• _What you should do_
Print exactly the lines from the first one down to the line containing "const aRange = [-1, 4.02];", both ends included, with no pictures and nothing else.

• _Recorded data_
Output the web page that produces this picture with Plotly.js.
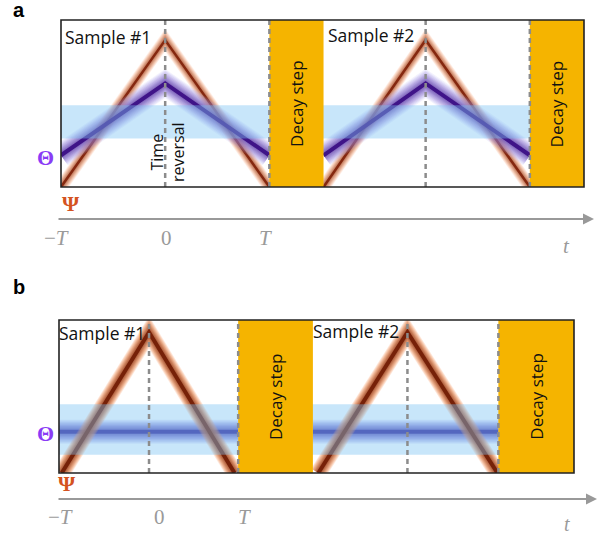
<!DOCTYPE html>
<html>
<head>
<meta charset="utf-8">
<script src="https://cdn.plot.ly/plotly-3.0.1.min.js"></script>
<style>html,body{margin:0;padding:0;background:#fff;}#chart{width:605px;height:539px;}</style>
</head>
<body>
<div id="chart"></div>
<script>
// ---- data (time in units of T, height in fraction of box) ----
const aSample1X = [-1, 0, 1];
const aSample2X = [1.52, 2.5, 3.5];
const aPsiY = [0, 0.88, 0];
const aThetaY = [0.19, 0.62, 0.19];
const aReversalX = [0, 1, 2.5, 3.5];
const aDecayStart = [1, 3.5];
const aDecayEnd = [1.52, 4.02];
const aBand = [0.29, 0.49];
const aRange = [-1, 4.02];

const bSample1X = [-0.97, 0, 0.95];
const bSample2X = [1.88, 2.87, 3.87];
const bPsiY = [0, 0.92, 0];
const bThetaX1 = [-1, 0.99];
const bThetaX2 = [1.82, 3.88];
const bThetaY = [0.27, 0.27];
const bReversalX = [0, 0.99, 2.87, 3.88];
const bDecayStart = [0.99, 3.88];
const bDecayEnd = [1.82, 4.72];
const bBand = [0.12, 0.45];
const bRange = [-1, 4.72];

const sampleLabels = ['Sample #1', 'Sample #2'];
const tickLabels = ['\u2212<i>T</i>', '0', '<i>T</i>'];
const decayLabel = 'Decay step';
const reversalLabel = 'Time<br>reversal';

// ---- helpers ----
const W = 605, H = 539;
const px = p => p / W;
const py = p => 1 - p / H;

const traces = [];
// soft (blurred) line style: many stacked strokes from wide/pale to thin/dark
function softStyle(edge, core, wMax, wMin, n, alpha, coreAlpha) {
  const out = [];
  for (let k = 0; k < n; k++) {
    const f = k / (n - 1);
    const w = wMax + (wMin - wMax) * f;
    const c = edge.map((e, j) => Math.round(e + (core[j] - e) * f));
    const a = k === n - 1 ? coreAlpha : alpha;
    out.push({w: w, c: 'rgba(' + c.join(',') + ',' + a + ')'});
  }
  return out;
}
function blurLine(x, y, xa, ya, layers) {
  layers.forEach(l => traces.push({
    x: x, y: y, xaxis: xa, yaxis: ya, type: 'scatter', mode: 'lines',
    line: {color: l.c, width: l.w}, hoverinfo: 'skip', showlegend: false
  }));
}
const aPsiStyle = softStyle([250,160,110], [125,30,5], 13, 2.5, 9, 0.16, 0.9);
const aThetaStyle = softStyle([175,165,245], [55,10,130], 24, 4, 10, 0.16, 0.9);
const bPsiStyle = softStyle([250,150,90], [115,30,5], 17, 4, 10, 0.2, 0.95);
const bThetaStyle = softStyle([150,150,235], [50,30,150], 24, 4, 10, 0.18, 0.9);

// panel a
blurLine(aSample1X, aPsiY, 'x', 'y', aPsiStyle);
blurLine(aSample2X, aPsiY, 'x', 'y', aPsiStyle);
blurLine(aSample1X, aThetaY, 'x', 'y', aThetaStyle);
blurLine(aSample2X, aThetaY, 'x', 'y', aThetaStyle);
// panel b
blurLine(bThetaX1, bThetaY, 'x2', 'y2', bThetaStyle);
blurLine(bThetaX2, bThetaY, 'x2', 'y2', bThetaStyle);
blurLine(bSample1X, bPsiY, 'x2', 'y2', bPsiStyle);
blurLine(bSample2X, bPsiY, 'x2', 'y2', bPsiStyle);

const YELLOW = '#F5B400';
const shapes = [];
const annotations = [];

function panel(xa, ya, band, decayS, decayE, revX) {
  shapes.push({type:'rect', xref: xa + ' domain', yref: ya, x0: 0, x1: 1, y0: band[0], y1: band[1],
    fillcolor: 'rgba(125,195,242,0.42)', line: {width: 0}, layer: 'above'});
  decayS.forEach((s, i) => shapes.push({type:'rect', xref: xa, yref: ya + ' domain', x0: s, x1: decayE[i], y0: 0, y1: 1,
    fillcolor: YELLOW, line: {width: 0}, layer: 'above'}));
  revX.forEach(x => shapes.push({type:'line', xref: xa, yref: ya + ' domain', x0: x, x1: x, y0: 0, y1: 1,
    line: {color: '#8c8c8c', width: 2.5, dash: '5px,4px'}, layer: 'above'}));
  shapes.push({type:'rect', xref: xa + ' domain', yref: ya + ' domain', x0: 0, x1: 1, y0: 0, y1: 1,
    fillcolor: 'rgba(0,0,0,0)', line: {color: '#222', width: 1.6}, layer: 'above'});
  decayS.forEach((s, i) => annotations.push({xref: xa, yref: ya, x: (s + decayE[i]) / 2, y: 0.5,
    text: decayLabel, textangle: -90, showarrow: false, font: {family: 'Open Sans', size: 17, color: '#111'}}));
}
panel('x', 'y', aBand, aDecayStart, aDecayEnd, aReversalX);
panel('x2', 'y2', bBand, bDecayStart, bDecayEnd, bReversalX);

const txt = (x, y, text, font, extra) => annotations.push(Object.assign({xref: 'paper', yref: 'paper',
  x: px(x), y: py(y), text: text, showarrow: false, font: font, xanchor: 'center', yanchor: 'middle'}, extra || {}));

const sans = {family: 'Open Sans', size: 17.5, color: '#111'};
// sample labels
txt(63, 37, sampleLabels[0], sans, {xanchor: 'left'});
txt(326, 35, sampleLabels[1], sans, {xanchor: 'left'});
txt(57, 333, sampleLabels[0], sans, {xanchor: 'left'});
txt(311, 331, sampleLabels[1], sans, {xanchor: 'left'});
// time reversal
txt(167, 152, reversalLabel, {family: 'Open Sans', size: 16, color: '#111'}, {textangle: -90});
// panel letters
txt(19, 10, '<b>a</b>', {family: 'Liberation Sans', size: 20, color: '#000'});
txt(19, 287, '<b>b</b>', {family: 'Liberation Sans', size: 20, color: '#000'});
// Theta / Psi labels
const serif = 'Liberation Serif';
txt(46, 157, '<b>\u0398</b>', {family: serif, size: 22, color: '#8a3cf5'});
txt(71, 203, '<b>\u03A8</b>', {family: serif, size: 22, color: '#d4531f'});
txt(46, 433, '<b>\u0398</b>', {family: serif, size: 22, color: '#8a3cf5'});
txt(67, 483, '<b>\u03A8</b>', {family: serif, size: 22, color: '#d4531f'});
// time axes
const tfont = {family: serif, size: 21, color: '#9a9a9a'};
[56, 166, 265].forEach((x, i) => txt(x, 238, tickLabels[i], tfont));
[60, 159, 244].forEach((x, i) => txt(x, 517, tickLabels[i], tfont));
txt(566, 246, '<i>t</i>', tfont);
txt(567, 524, '<i>t</i>', {family: serif, size: 20, color: '#9a9a9a'});
// arrows
annotations.push({xref:'paper', yref:'paper', x: px(594), y: py(219), ax: -(594-57), ay: 0, text: '',
  showarrow: true, arrowhead: 2, arrowsize: 1.1, arrowwidth: 2, arrowcolor: '#999'});
annotations.push({xref:'paper', yref:'paper', x: px(597), y: py(499), ax: -(597-57), ay: 0, text: '',
  showarrow: true, arrowhead: 2, arrowsize: 1.1, arrowwidth: 2, arrowcolor: '#999'});

const hid = {showgrid: false, zeroline: false, showticklabels: false, ticks: '', showline: false, fixedrange: true};
const layout = {
  width: W, height: H, margin: {l: 0, r: 0, t: 0, b: 0},
  paper_bgcolor: '#fff', plot_bgcolor: '#fff', showlegend: false,
  xaxis: Object.assign({}, hid, {domain: [px(61), px(584)], range: aRange}),
  yaxis: Object.assign({}, hid, {domain: [py(187), py(20)], range: [0, 1]}),
  xaxis2: Object.assign({}, hid, {domain: [px(59), px(574)], range: bRange, anchor: 'y2'}),
  yaxis2: Object.assign({}, hid, {domain: [py(473), py(320)], range: [0, 1], anchor: 'x2'}),
  shapes: shapes, annotations: annotations
};
Plotly.newPlot('chart', traces, layout, {staticPlot: true});
</script>
</body>
</html>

• _Result below_
Output the web page that produces this picture with Plotly.js.
<!DOCTYPE html>
<html>
<head>
<meta charset="utf-8">
<script src="https://cdn.plot.ly/plotly-3.0.1.min.js"></script>
<style>html,body{margin:0;padding:0;background:#fff;}#chart{width:605px;height:539px;}</style>
</head>
<body>
<div id="chart"></div>
<script>
// ---- data (time in units of T, height in fraction of box) ----
const aSample1X = [-1, 0, 1];
const aSample2X = [1.52, 2.5, 3.5];
const aPsiY = [0, 0.88, 0];
const aThetaY = [0.19, 0.62, 0.19];
const aReversalX = [0, 1, 2.5, 3.5];
const aDecayStart = [1, 3.5];
const aDecayEnd = [1.52, 4.02];
const aBand = [0.29, 0.49];
const aRange = [-1, 4.02];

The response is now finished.